For months, as he has crafted his not-a-panhandling-ordinance, Monongalia County Commissioner Tom Bloom has repeatedly said his proposal is based on an Alabama law that prohibits panhandling.
So what is the Alabama law?
The better question is “which one?”
The Alabama Code of 1975 had two anti-panhandling statutes: §13A-11-9, which said someone commits the crime of loitering if he/she “[l]oiters, remains, or wanders about in a public place for the purpose of begging,” and §32-5A-216, which said “No person shall stand on a highway for the purpose of soliciting employment, business, or contributions from the occupant of any vehicle, nor for the purpose of distributing any article, unless otherwise authorized by official permit of the governing body of the city or county having jurisdiction over the highway.”
In February 2020, the Southern Poverty Law Center, ACLU and National Law Center of Homelessness & Poverty filed a class-action lawsuit against the City of Montgomery, the sheriff of Montgomery County and the secretary of the Alabama Law Enforcement Agency on behalf of three people experiencing homelessness. In Singleton v. Taylor, the plaintiffs alleged that the law violated their First Amendment right to “solicit charity.”
In September 2020, the City of Montgomery agreed to a settlement in which it would stop enforcing the law within city limits, return all fees and fines levied under the law and would halt all pending prosecutions under the law. In September 2022, plaintiffs settled with the sheriff of Montgomery County, so the sheriff’s office could no longer issue tickets under the law — but that settlement only applied to Montgomery County. So the lawsuit continued against Hal Taylor, in his capacity as the secretary of the Alabama Law Enforcement Agency.
On March 10, 2023, the judge in Singleton v. Taylor declared both statutes “facially unconstitutional” under the First Amendment and both be “permanently enjoined” from being enforced. (This case is currently going through appeals.)
The Alabama Legislature must have seen the writing on the wall, because the month prior, lawmakers introduced HB 24: to amend §13A-11-9 and §32-5A-216 to eliminate the mentions of begging or soliciting and to instead prohibit an individual from loitering on a public roadway maintained by the state or in the right-of-way of a public roadway maintained by the state and to provide criminal penalties for violations, including making subsequent offenses a Class C misdemeanor punishable by up to three months in jail and a $500 fine.

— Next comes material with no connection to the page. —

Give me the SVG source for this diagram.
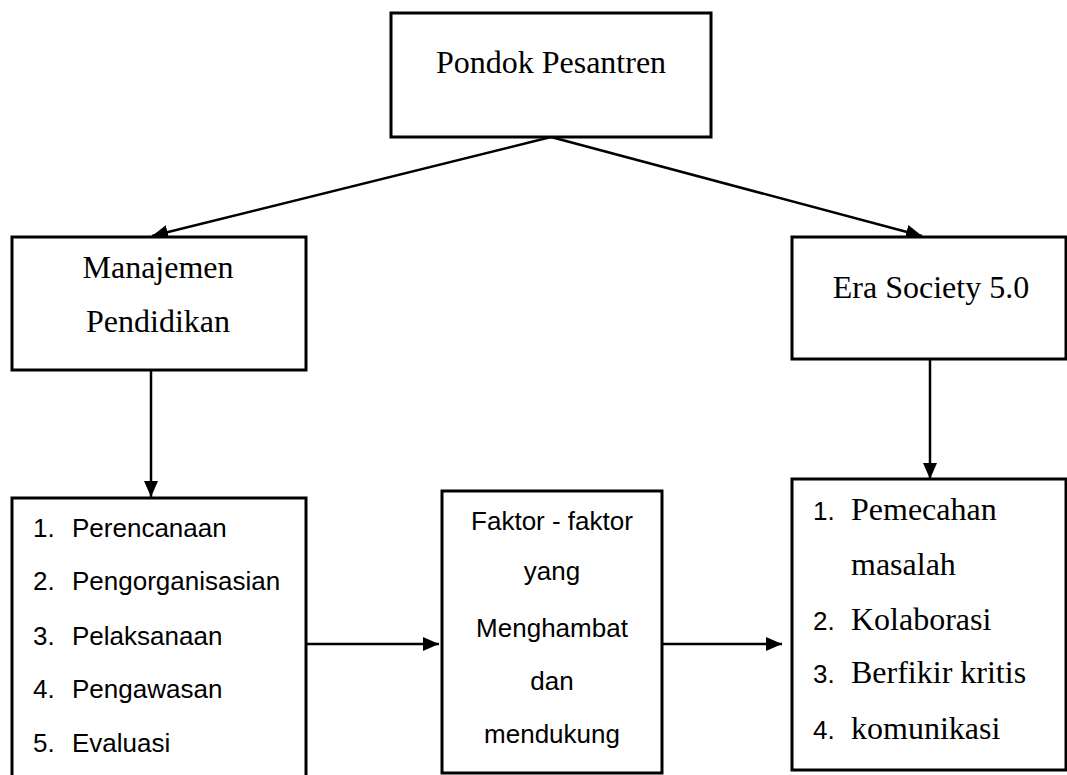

HB 24 was passed in May and went into effect Aug. 1. Although there are no formal challenges yet, we think there likely will be. The language within HB 24 makes it pretty obvious that the new law targets homeless individuals: Officers can let the loiterer off with a warning if they leave or offer the loiterer a ride to the nearest shelter or social service provider in lieu of arresting them.
The Southern Poverty Law Center has already made its displeasure with the new law known, saying it’s an attempt to still criminalize homelessness while getting around the injunction.
Which sounds eerily similar to what Bloom is attempting with his “pedestrian and vehicle safety ordinance.” Perhaps it would be better for Monongalia County (and its pocketbook) to wait and see how the appeals process for the original law and any legal challenges to the new law play out.